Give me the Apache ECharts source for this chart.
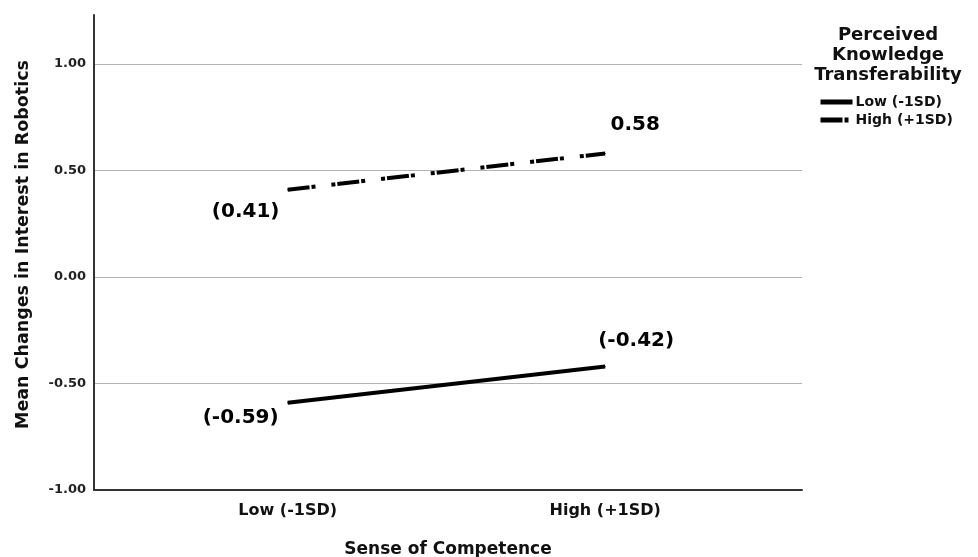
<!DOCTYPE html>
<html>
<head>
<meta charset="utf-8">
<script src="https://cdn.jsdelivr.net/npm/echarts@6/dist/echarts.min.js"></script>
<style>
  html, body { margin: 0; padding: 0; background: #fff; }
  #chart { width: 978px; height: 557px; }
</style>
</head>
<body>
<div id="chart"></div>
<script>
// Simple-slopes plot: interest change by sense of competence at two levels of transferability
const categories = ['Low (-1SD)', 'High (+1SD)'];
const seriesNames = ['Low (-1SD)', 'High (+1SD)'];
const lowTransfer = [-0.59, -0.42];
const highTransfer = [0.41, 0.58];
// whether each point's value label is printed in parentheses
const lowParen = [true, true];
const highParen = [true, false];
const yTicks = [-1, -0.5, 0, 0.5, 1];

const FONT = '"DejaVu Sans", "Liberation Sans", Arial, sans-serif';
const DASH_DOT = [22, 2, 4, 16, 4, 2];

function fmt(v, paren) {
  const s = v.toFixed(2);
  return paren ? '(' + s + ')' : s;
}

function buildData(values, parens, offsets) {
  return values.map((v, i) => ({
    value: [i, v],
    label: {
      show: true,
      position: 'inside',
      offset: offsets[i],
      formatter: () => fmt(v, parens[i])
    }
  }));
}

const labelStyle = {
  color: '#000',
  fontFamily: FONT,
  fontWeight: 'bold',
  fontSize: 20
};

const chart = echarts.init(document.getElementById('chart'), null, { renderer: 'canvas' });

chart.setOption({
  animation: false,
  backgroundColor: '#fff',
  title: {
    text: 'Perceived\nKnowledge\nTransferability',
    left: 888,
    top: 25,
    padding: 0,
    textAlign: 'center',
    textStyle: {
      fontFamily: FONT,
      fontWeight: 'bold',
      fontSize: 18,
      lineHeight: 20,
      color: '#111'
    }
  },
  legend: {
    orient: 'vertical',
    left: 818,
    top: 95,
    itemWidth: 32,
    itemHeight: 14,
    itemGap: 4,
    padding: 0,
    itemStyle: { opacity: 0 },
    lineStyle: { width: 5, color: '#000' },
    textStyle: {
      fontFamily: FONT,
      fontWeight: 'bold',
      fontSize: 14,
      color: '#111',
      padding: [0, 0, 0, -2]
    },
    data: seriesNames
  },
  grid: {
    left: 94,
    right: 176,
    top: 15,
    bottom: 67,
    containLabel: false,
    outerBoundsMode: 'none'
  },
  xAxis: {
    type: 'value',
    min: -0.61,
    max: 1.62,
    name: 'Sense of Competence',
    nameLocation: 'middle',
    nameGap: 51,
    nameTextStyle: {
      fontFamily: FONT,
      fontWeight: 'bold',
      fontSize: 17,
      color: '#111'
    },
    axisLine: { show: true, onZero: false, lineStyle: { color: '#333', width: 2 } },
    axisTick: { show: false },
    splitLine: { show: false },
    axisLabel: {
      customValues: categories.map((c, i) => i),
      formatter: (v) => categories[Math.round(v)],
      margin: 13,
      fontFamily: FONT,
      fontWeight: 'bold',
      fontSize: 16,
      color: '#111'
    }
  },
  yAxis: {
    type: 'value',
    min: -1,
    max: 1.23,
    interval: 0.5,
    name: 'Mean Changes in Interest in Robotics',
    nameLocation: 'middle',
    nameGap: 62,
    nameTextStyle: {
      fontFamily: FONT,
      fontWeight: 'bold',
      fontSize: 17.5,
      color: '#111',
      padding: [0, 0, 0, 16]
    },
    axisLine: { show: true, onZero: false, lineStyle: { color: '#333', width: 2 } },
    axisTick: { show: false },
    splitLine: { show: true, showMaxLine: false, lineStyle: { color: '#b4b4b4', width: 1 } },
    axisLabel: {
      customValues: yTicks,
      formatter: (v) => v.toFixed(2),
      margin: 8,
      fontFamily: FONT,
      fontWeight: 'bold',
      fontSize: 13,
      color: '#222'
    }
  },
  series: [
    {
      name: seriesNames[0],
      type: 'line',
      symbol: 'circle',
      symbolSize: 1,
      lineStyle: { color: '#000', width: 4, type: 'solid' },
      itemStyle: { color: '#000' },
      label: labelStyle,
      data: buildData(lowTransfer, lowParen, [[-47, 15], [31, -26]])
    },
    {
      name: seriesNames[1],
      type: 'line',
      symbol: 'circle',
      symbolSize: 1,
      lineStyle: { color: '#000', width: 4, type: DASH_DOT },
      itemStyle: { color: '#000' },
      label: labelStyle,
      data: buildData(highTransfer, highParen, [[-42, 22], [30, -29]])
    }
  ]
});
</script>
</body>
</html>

----------------

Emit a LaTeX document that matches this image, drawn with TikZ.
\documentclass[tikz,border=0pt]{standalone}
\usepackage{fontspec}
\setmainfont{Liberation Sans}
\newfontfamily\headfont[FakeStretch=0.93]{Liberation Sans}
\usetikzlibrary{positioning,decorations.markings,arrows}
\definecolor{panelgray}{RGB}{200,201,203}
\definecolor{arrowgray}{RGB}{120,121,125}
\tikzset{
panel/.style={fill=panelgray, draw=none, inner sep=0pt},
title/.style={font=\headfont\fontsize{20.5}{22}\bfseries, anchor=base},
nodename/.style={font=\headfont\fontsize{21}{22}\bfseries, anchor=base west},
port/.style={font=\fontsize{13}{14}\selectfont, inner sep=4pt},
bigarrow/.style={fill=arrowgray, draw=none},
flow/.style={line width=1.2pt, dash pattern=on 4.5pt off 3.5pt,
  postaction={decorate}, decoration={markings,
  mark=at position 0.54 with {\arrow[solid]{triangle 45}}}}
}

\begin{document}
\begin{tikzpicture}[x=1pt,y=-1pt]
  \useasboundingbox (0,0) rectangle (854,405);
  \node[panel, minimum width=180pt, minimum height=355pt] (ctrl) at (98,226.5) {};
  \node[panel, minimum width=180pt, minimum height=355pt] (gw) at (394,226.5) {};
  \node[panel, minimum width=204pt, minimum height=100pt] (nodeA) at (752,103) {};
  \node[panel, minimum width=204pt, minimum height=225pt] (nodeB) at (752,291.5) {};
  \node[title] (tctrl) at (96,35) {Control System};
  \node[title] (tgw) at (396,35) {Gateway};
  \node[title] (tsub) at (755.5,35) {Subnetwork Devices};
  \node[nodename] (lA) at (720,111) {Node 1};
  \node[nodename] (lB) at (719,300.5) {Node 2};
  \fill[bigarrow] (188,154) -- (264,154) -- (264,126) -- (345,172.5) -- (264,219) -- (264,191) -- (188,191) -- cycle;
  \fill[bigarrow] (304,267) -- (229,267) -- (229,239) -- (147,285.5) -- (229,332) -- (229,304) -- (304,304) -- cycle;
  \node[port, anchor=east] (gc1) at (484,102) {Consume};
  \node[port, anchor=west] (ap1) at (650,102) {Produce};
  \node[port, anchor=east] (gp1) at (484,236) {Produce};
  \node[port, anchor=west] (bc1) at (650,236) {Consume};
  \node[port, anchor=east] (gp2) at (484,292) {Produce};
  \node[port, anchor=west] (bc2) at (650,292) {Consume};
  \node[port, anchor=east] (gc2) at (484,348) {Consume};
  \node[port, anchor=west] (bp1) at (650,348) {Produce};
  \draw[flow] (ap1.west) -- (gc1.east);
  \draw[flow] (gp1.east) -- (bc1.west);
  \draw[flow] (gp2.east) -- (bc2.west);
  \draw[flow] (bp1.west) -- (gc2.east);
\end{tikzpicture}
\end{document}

----------------

Exercise task >> Each line above that holds the string "with" should be copied and shown.

Finished answer >>
Emit a LaTeX document that matches this image, drawn with TikZ.
  mark=at position 0.54 with {\arrow[solid]{triangle 45}}}}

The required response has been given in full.